---- RECORD LIST

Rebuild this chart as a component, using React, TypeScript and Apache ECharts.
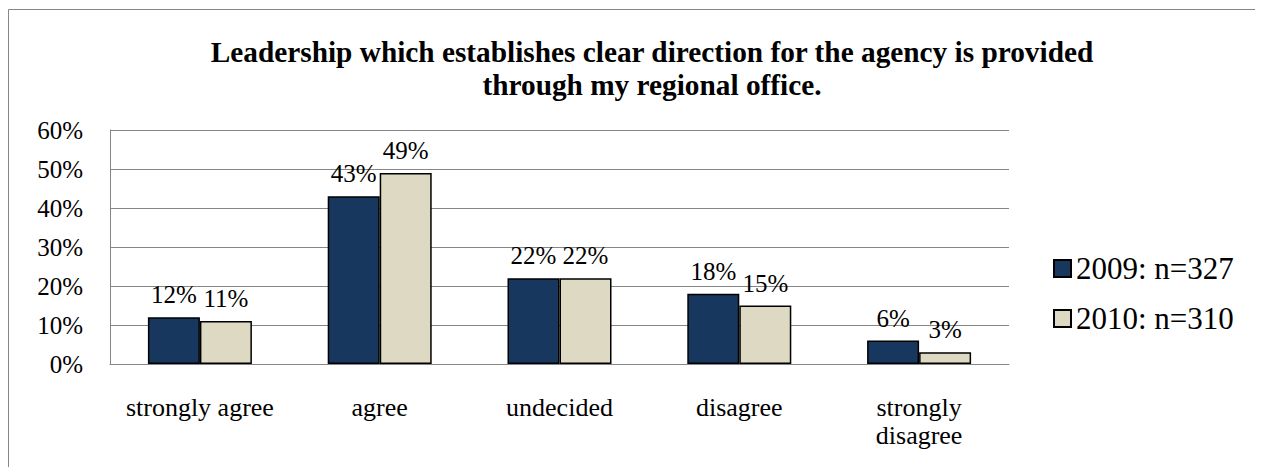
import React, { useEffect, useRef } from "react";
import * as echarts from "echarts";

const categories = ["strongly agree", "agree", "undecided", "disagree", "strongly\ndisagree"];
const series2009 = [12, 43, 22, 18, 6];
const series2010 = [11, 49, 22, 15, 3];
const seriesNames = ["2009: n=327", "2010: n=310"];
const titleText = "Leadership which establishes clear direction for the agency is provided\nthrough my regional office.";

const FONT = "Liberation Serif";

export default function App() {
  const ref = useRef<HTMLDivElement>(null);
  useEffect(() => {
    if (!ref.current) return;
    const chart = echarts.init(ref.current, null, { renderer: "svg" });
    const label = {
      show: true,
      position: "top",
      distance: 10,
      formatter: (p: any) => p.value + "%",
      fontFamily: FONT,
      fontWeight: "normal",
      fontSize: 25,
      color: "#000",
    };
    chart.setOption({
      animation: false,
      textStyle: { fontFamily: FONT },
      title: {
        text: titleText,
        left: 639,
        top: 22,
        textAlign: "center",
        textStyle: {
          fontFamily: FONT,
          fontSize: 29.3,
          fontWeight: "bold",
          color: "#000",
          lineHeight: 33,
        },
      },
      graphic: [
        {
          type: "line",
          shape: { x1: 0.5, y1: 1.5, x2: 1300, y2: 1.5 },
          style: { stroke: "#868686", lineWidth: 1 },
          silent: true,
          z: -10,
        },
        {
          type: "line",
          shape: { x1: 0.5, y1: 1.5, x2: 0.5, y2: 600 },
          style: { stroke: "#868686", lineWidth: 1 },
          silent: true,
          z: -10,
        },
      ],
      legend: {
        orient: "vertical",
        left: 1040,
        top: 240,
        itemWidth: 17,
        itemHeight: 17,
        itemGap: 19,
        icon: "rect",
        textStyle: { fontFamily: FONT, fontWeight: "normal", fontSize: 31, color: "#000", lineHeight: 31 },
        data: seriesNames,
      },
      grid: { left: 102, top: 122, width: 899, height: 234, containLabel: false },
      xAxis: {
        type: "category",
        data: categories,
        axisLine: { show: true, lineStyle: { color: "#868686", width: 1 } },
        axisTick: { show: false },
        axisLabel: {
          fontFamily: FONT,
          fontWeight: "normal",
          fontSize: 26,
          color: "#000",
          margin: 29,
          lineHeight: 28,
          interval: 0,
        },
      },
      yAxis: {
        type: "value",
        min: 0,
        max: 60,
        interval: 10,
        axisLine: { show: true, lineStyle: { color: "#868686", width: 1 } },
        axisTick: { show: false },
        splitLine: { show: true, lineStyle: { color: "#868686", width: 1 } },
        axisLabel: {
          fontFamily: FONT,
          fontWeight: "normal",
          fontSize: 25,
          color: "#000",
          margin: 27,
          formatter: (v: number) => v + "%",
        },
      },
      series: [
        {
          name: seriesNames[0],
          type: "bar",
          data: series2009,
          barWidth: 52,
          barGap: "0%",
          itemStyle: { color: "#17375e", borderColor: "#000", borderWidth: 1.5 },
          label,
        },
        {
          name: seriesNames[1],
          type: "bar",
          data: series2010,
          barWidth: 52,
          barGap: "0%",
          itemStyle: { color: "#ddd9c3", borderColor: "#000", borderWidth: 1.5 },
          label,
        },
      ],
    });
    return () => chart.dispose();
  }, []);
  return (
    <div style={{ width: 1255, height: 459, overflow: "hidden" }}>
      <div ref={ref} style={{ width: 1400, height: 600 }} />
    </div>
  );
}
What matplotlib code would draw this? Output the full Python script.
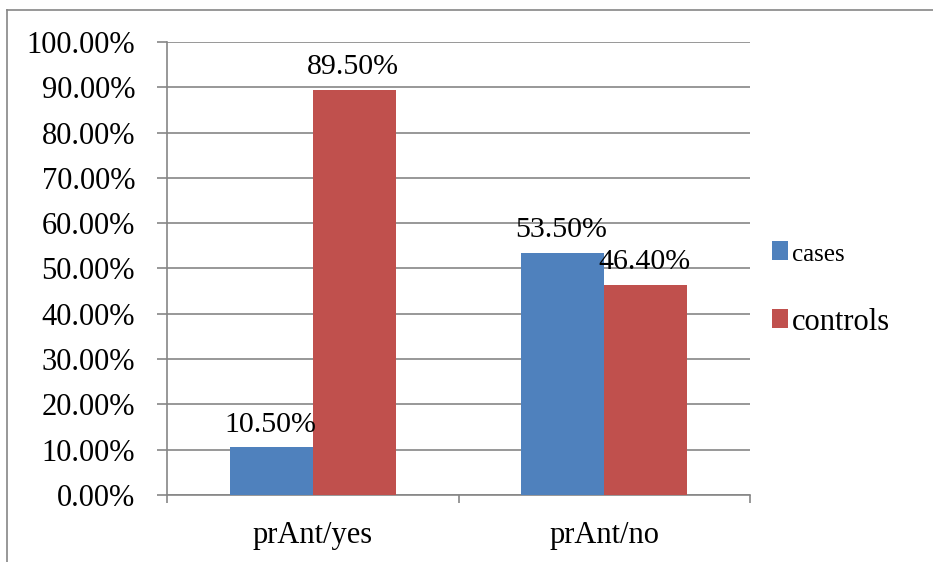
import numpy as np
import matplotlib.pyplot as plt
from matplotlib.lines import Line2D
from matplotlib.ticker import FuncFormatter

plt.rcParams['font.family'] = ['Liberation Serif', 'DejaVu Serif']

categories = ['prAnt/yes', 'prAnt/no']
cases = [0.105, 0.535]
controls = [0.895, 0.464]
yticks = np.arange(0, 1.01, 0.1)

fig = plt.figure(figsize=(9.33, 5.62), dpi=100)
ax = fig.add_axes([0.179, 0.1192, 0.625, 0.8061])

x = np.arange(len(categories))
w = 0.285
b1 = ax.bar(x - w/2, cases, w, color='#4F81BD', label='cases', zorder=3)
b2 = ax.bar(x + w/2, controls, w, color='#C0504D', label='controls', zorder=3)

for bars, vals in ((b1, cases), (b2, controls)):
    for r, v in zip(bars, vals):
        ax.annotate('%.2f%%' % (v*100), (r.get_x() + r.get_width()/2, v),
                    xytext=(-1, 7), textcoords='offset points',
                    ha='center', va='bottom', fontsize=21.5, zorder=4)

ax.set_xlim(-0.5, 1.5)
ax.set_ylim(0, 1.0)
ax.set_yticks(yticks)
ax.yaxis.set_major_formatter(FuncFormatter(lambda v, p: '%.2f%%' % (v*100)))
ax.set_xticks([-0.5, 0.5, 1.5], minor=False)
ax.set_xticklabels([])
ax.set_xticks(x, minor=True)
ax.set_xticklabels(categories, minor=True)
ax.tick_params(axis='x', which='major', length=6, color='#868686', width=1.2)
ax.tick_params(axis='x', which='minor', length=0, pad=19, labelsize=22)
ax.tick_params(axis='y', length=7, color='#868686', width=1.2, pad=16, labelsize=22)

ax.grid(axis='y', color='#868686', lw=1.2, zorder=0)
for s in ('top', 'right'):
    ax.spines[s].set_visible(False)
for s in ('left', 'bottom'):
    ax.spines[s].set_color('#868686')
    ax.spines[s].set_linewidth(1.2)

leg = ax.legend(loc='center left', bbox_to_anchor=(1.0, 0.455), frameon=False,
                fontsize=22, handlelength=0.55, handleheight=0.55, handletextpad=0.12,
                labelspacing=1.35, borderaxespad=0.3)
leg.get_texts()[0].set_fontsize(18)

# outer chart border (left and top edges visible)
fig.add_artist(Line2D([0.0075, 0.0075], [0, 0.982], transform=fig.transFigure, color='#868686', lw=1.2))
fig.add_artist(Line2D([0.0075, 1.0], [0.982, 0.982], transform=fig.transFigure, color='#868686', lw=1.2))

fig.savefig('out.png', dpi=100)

--------

• [WHAT IS EXPECTED] Gather up every line in the data above that contains the word "matplotlib", copying each one.

• [RESULT BELOW]
What matplotlib code would draw this? Output the full Python script.
import matplotlib.pyplot as plt
from matplotlib.lines import Line2D
from matplotlib.ticker import FuncFormatter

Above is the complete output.